The price tag is no small line item. A state committee analysis pegs the Big Tujunga restoration at about $60 million, and the Pacoima effort at roughly $80 million, part of a broader county push to restore flood protection and reservoir operability, according to the Assembly committee. Public environmental records say the Big Tujunga cleanup alone could mean removing on the order of 2 to 4.4 million cubic yards of sediment, per CEQAnet.

How the county would do it

Los Angeles County Public Works says site preparation at Big Tujunga is slated to start in late 2026, with sediment removal tentatively beginning in spring 2027. The Pacoima effort is planned as a phased program that includes dewatering the reservoir, excavating sediment, and then hauling it out over multiple years. As outlined by LA County Public Works, the Big Tujunga schedule is designed to restore storage and flood capacity while meeting state and federal permitting requirements. The Pacoima project description from LA County Public Works similarly lays out a plan to dewater the reservoir and stage the work so sediment can be removed and placed in designated areas.

Residents push back

Neighbors who turned out for public scoping meetings and briefings brought a familiar list of worries, delivered with extra urgency: miles of heavy trucks on local roads, more dust and air-quality problems, and the fear that dropping water levels at both reservoirs around the same time could leave firefighters with less nearby water when they need it most. County public works director Mark Pestrella told attendees the department will evaluate options and test what is being dug out, saying, “As we prepare the project, we’ll be doing sampling of the sediment. We will be making that public information,” according to KNX News.
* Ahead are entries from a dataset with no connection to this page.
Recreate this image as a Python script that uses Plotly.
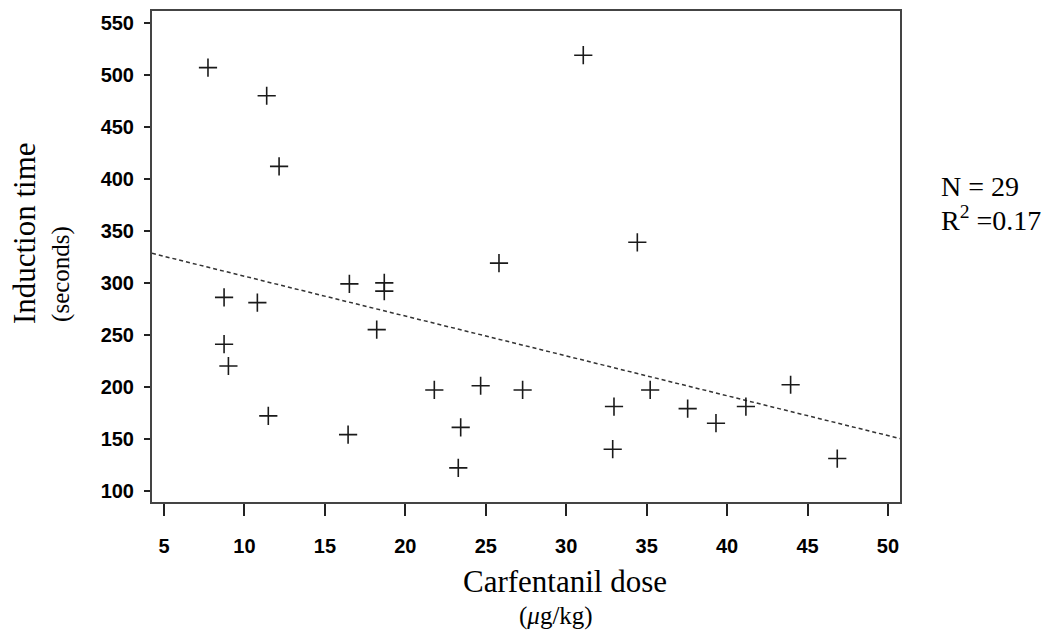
import plotly.graph_objects as go

# Data
dose = [7.73, 11.38, 12.15, 8.73, 10.80, 16.52, 18.69, 18.69, 25.82, 34.42,
        31.06, 8.73, 9.00, 11.48, 16.44, 18.22, 21.80, 24.68, 27.29, 23.44,
        23.29, 32.97, 32.89, 35.22, 37.55, 39.31, 41.17, 43.95, 46.85]
induction_time = [507, 480, 412, 286, 281, 299, 300, 292, 319, 339,
                  519, 241, 220, 172, 154, 255, 197, 201, 197, 161,
                  122, 181, 140, 197, 179, 165, 181, 202, 131]

# Regression line
fit_x = [4.25, 50.75]
fit_y = [328.4, 150.2]

x_ticks = [5, 10, 15, 20, 25, 30, 35, 40, 45, 50]
y_ticks = [100, 150, 200, 250, 300, 350, 400, 450, 500, 550]

fig = go.Figure()
fig.add_trace(go.Scatter(
    x=fit_x, y=fit_y, mode="lines",
    line=dict(color="#333333", width=1.5, dash="4px,3px"),
    showlegend=False, hoverinfo="skip"))
fig.add_trace(go.Scatter(
    x=dose, y=induction_time, mode="markers",
    marker=dict(symbol="cross-thin", size=13,
                line=dict(color="#1a1a1a", width=1.6)),
    showlegend=False))

tickfont = dict(family="Liberation Sans", size=20, color="black", weight="bold")
fig.update_xaxes(range=[4.25, 50.75], tickvals=x_ticks, ticks="outside",
                 ticklen=12, tickwidth=1.5, tickcolor="#222",
                 showline=True, linecolor="#444", linewidth=2, mirror=True,
                 showgrid=False, zeroline=False, tickfont=tickfont,
                 ticklabelstandoff=13)
fig.update_yaxes(range=[89.2, 561.5], tickvals=y_ticks, ticks="outside",
                 ticklen=6, tickwidth=1.5, tickcolor="#222",
                 showline=True, linecolor="#444", linewidth=2, mirror=True,
                 showgrid=False, zeroline=False, tickfont=tickfont,
                 ticklabelstandoff=6)

serif = "Liberation Serif"
annotations = [
    dict(text="Induction time", x=-0.1711, y=0.5477, textangle=-90,
         font=dict(family=serif, size=31, color="black")),
    dict(text="(seconds)", x=-0.1217, y=0.4645, textangle=-90,
         font=dict(family=serif, size=25, color="black")),
    dict(text="Carfentanil dose", x=0.5521, y=-0.1623,
         font=dict(family=serif, size=31, color="black")),
    dict(text="(<i>μ</i>g/kg)", x=0.5401, y=-0.2312,
         font=dict(family=serif, size=25, color="black")),
    dict(text="N = 29", x=1.0521, y=0.643, xanchor="left",
         font=dict(family=serif, size=28, color="black")),
    dict(text="R<sup>2</sup> =0.17", x=1.0521, y=0.578, xanchor="left",
         font=dict(family=serif, size=28, color="black")),
]
for a in annotations:
    a.setdefault("xanchor", "center")
    a.update(xref="paper", yref="paper", yanchor="middle", showarrow=False)

fig.update_layout(
    width=1057, height=635,
    margin=dict(l=152, r=157, t=9, b=133),
    plot_bgcolor="white", paper_bgcolor="white",
    annotations=annotations,
)

fig.write_html("out.html", config={"displayModeBar": False},
               post_script="document.body.style.margin='0';document.body.style.overflow='hidden';")
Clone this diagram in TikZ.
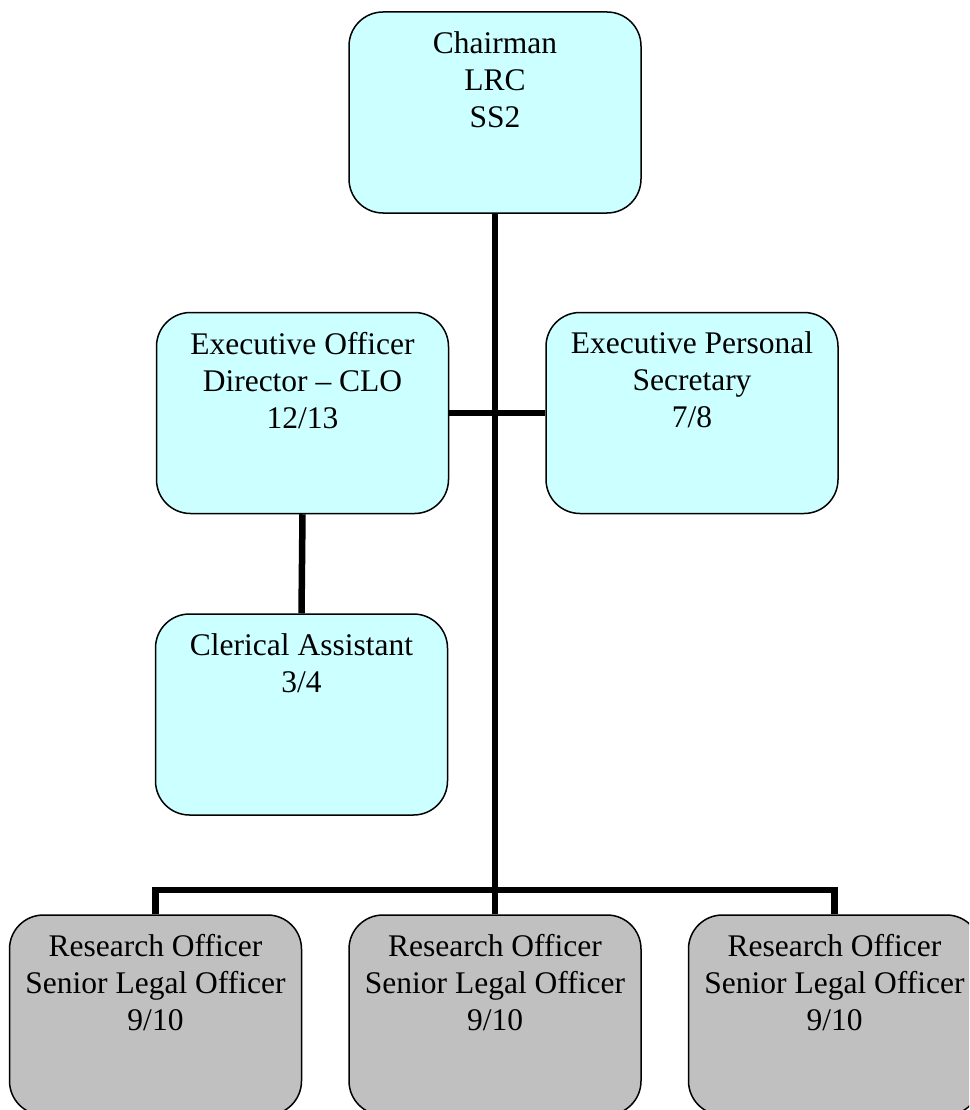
\documentclass[tikz,border=0pt]{standalone}
\usepackage{fontspec}
\setmainfont{Liberation Serif}
\usetikzlibrary{calc}
\definecolor{boxcyan}{HTML}{CCFFFF}
\definecolor{boxgray}{HTML}{C0C0C0}
\begin{document}
\begin{tikzpicture}[x=1pt,y=-1pt,
  orgbox/.style={draw=black, line width=1.5pt, rounded corners=34pt, minimum width=292pt, minimum height=201pt, inner sep=0pt},
  cyanbox/.style={orgbox, fill=boxcyan},
  graybox/.style={orgbox, fill=boxgray},
  lbl/.style={anchor=north, inner sep=0pt, align=center, font=\fontsize{31.5}{37}\selectfont},
  conn/.style={line width=6.5pt}]
\useasboundingbox (0,0) rectangle (969,1110);
\fill[white] (0,0) rectangle (969,1110);
\clip (0,0) rectangle (969,1110);
% boxes
\node[cyanbox] (chair) at (495,112.5) {};
\node[cyanbox] (exec) at (302.5,413) {};
\node[cyanbox] (eps) at (692,413) {};
\node[cyanbox] (cler) at (301.5,714.5) {};
\node[graybox, minimum height=200pt] (r1) at (155.5,1015) {};
\node[graybox, minimum height=200pt] (r2) at (495,1015) {};
\node[graybox, minimum height=200pt] (r3) at (834.5,1015) {};
% connectors
\coordinate (bus) at (495,890);
\draw[conn] (chair.south) -- (bus);
\draw[conn] (r1.north) |- (bus) -| (r3.north);
\draw[conn] (bus) -- (r2.north);
\draw[conn] (exec.east) -- (eps.west);
\draw[conn] (exec.south) -- (cler.north);
% labels
\node[lbl] at ($(chair.north)+(0,20)$) {Chairman\\LRC\\SS2};
\node[lbl] at ($(exec.north)+(0,20)$) {Executive Officer\\Director – CLO\\12/13};
\node[lbl] at ($(eps.north)+(0,20)$) {Executive Personal\\Secretary\\7/8};
\node[lbl] at ($(cler.north)+(0,20)$) {Clerical Assistant\\3/4};
\node[lbl] at ($(r1.north)+(0,20)$) {Research Officer\\Senior Legal Officer\\9/10};
\node[lbl] at ($(r2.north)+(0,20)$) {Research Officer\\Senior Legal Officer\\9/10};
\node[lbl] at ($(r3.north)+(0,20)$) {Research Officer\\Senior Legal Officer\\9/10};
\end{tikzpicture}
\end{document}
Fire risk makes the stakes higher

Those concerns are intensified by recent fire scares and the lingering memory of the Palisades emergency, when the nearby Santa Ynez reservoir was offline as homes burned, and outside engineers were brought in to review how the water system performed. NBC Los Angeles reported on those post-fire investigations. Just last week, the Crown Fire in the Acton area scorched roughly 385 acres, a reminder from CBS Los Angeles coverage that brush fires can still erupt quickly almost anywhere in the county.

Why the cleanouts matter

County engineers argue the work is overdue. Decades of storm runoff and past wildfires have choked the reservoirs with sediment, reducing both flood-control and water-conservation capacity and putting extra strain on outlet works. Project documents and forest-service summaries say restoring storage and reopening outlet access are critical steps to protecting downstream communities during major storms, according to the U.S. Forest Service.

What to watch next

Before any serious digging begins, both projects still have to clear environmental review and secure permits, and county staff says public input will shape the timing and mitigation plans. Written comments and questions about Pacoima and related reservoir cleanouts are being collected through the county’s outreach process, including the reservoir cleanouts email that was shared at public scoping sessions. KNX News has been tracking upcoming meetings and explaining how residents can get their concerns on the record.